● Stated task:
Send back exactly the lines from the opening line of the records below through the one with "ranks = list(range(1, 21))".

● Record set:
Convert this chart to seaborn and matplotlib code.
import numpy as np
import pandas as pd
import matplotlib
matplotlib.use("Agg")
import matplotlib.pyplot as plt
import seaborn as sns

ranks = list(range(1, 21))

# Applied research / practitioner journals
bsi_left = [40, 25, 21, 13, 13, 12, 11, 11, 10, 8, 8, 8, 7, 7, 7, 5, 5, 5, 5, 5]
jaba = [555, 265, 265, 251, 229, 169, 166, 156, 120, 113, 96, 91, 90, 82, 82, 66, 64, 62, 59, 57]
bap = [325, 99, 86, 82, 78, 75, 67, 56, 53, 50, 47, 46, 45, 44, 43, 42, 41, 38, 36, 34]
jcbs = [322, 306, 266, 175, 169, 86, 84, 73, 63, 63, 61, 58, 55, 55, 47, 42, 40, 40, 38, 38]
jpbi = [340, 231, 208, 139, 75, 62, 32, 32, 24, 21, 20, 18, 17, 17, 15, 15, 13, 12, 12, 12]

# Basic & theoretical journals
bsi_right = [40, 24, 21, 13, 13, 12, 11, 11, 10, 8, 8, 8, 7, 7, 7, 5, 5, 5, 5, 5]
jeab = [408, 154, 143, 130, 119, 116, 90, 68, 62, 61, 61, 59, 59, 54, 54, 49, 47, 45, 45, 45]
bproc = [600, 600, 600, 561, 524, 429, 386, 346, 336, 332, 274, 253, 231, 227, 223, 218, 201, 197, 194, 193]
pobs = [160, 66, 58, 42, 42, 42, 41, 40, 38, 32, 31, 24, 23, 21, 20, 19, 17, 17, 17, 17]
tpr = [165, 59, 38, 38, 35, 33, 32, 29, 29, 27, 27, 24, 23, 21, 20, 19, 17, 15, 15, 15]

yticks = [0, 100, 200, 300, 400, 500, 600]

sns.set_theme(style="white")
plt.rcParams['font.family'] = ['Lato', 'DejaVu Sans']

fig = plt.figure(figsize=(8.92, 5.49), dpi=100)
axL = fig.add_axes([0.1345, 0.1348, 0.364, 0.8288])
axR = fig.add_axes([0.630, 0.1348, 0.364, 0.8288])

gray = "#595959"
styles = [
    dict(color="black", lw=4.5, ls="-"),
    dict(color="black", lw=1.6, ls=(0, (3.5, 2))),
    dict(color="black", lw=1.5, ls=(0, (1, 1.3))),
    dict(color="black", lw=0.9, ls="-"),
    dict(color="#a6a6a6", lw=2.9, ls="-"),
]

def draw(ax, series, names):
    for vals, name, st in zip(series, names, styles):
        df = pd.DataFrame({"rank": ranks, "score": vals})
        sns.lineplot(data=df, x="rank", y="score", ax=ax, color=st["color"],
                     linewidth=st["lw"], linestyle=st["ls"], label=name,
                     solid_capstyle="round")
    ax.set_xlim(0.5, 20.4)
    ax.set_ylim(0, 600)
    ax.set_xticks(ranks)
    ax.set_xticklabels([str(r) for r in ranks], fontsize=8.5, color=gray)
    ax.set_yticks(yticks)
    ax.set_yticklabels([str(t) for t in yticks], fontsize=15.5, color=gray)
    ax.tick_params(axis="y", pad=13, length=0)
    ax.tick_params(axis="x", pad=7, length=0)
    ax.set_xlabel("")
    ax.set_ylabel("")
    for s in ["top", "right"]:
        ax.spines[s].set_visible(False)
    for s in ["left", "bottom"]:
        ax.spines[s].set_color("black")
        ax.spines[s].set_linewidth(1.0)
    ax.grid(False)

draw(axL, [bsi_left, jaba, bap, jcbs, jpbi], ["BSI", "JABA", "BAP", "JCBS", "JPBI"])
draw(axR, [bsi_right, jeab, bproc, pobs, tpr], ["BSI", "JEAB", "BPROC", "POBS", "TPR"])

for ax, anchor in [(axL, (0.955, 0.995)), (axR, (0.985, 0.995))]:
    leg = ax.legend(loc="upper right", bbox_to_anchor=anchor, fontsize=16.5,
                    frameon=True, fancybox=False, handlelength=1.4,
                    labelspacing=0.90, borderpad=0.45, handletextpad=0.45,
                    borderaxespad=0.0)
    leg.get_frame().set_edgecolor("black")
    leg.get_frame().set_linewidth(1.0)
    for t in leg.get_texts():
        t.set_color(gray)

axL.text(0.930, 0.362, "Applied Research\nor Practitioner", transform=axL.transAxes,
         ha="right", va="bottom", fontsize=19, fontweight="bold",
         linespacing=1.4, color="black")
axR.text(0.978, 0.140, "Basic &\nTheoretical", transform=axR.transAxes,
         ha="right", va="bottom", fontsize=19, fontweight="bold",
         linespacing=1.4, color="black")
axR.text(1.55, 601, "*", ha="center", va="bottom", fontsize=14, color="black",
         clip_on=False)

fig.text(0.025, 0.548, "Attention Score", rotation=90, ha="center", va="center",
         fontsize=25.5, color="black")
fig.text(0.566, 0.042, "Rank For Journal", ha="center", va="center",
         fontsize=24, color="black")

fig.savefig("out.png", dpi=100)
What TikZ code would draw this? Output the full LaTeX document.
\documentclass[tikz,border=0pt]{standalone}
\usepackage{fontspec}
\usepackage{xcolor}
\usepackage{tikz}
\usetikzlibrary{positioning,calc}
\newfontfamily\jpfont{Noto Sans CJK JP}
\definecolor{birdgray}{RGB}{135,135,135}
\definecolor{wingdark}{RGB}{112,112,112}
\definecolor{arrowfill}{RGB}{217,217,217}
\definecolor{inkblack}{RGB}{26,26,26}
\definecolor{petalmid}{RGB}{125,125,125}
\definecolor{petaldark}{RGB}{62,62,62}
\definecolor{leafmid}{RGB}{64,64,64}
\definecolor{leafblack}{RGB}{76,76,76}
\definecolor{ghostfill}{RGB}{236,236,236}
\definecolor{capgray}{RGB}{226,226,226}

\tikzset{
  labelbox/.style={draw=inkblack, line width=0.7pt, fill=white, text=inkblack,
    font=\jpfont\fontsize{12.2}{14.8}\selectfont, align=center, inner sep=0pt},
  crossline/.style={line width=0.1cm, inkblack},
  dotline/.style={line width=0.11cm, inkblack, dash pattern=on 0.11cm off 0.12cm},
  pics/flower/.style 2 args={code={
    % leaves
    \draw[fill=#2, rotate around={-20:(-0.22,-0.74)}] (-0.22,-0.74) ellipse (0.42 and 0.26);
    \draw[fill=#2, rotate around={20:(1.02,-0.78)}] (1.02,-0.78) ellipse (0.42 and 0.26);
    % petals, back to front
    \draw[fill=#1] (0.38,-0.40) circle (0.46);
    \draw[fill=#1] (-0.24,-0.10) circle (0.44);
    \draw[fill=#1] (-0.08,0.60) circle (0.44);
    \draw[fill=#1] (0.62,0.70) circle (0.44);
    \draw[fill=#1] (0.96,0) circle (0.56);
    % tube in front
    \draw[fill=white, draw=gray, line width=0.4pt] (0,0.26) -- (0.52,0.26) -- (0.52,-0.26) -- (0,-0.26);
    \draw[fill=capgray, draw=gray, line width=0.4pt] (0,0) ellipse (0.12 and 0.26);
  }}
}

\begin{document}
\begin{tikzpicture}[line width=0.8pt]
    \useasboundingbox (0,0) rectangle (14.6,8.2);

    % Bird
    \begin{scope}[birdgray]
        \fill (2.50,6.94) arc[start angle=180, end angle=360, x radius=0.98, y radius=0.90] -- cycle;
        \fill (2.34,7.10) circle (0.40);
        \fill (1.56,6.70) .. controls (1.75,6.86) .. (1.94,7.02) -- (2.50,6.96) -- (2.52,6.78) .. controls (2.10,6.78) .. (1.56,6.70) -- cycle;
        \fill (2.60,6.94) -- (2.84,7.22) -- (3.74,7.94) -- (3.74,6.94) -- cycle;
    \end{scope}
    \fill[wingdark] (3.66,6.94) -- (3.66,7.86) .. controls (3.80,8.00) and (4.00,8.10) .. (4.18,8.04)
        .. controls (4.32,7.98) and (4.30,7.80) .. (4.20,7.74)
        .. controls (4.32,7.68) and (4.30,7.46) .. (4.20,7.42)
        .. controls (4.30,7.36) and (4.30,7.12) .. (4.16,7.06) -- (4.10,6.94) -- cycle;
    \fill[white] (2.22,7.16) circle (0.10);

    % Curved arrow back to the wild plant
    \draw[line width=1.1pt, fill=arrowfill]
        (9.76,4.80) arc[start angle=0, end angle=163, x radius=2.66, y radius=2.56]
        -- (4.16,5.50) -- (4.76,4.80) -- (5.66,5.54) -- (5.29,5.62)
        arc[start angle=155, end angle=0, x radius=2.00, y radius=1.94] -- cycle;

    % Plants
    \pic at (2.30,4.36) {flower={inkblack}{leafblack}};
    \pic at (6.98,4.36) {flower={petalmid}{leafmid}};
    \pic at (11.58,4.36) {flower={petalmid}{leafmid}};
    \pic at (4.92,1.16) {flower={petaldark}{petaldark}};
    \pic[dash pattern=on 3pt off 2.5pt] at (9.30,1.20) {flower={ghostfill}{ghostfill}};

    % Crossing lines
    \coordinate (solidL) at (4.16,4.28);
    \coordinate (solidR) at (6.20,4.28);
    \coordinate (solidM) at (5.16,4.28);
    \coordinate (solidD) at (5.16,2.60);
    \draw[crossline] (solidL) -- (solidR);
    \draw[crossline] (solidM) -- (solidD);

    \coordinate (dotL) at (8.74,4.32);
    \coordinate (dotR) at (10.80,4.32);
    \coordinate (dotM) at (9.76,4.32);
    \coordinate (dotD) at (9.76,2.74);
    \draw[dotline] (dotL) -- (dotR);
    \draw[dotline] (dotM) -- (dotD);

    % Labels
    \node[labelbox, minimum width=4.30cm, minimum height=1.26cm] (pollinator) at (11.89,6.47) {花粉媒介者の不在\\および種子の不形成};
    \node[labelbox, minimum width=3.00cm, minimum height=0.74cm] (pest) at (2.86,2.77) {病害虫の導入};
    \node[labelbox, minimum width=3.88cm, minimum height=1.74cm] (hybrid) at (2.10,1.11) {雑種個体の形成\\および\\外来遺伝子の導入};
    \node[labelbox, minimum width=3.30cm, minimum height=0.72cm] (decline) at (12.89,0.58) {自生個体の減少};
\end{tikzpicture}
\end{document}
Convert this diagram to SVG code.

● Task result:
Convert this chart to seaborn and matplotlib code.
import numpy as np
import pandas as pd
import matplotlib
matplotlib.use("Agg")
import matplotlib.pyplot as plt
import seaborn as sns

ranks = list(range(1, 21))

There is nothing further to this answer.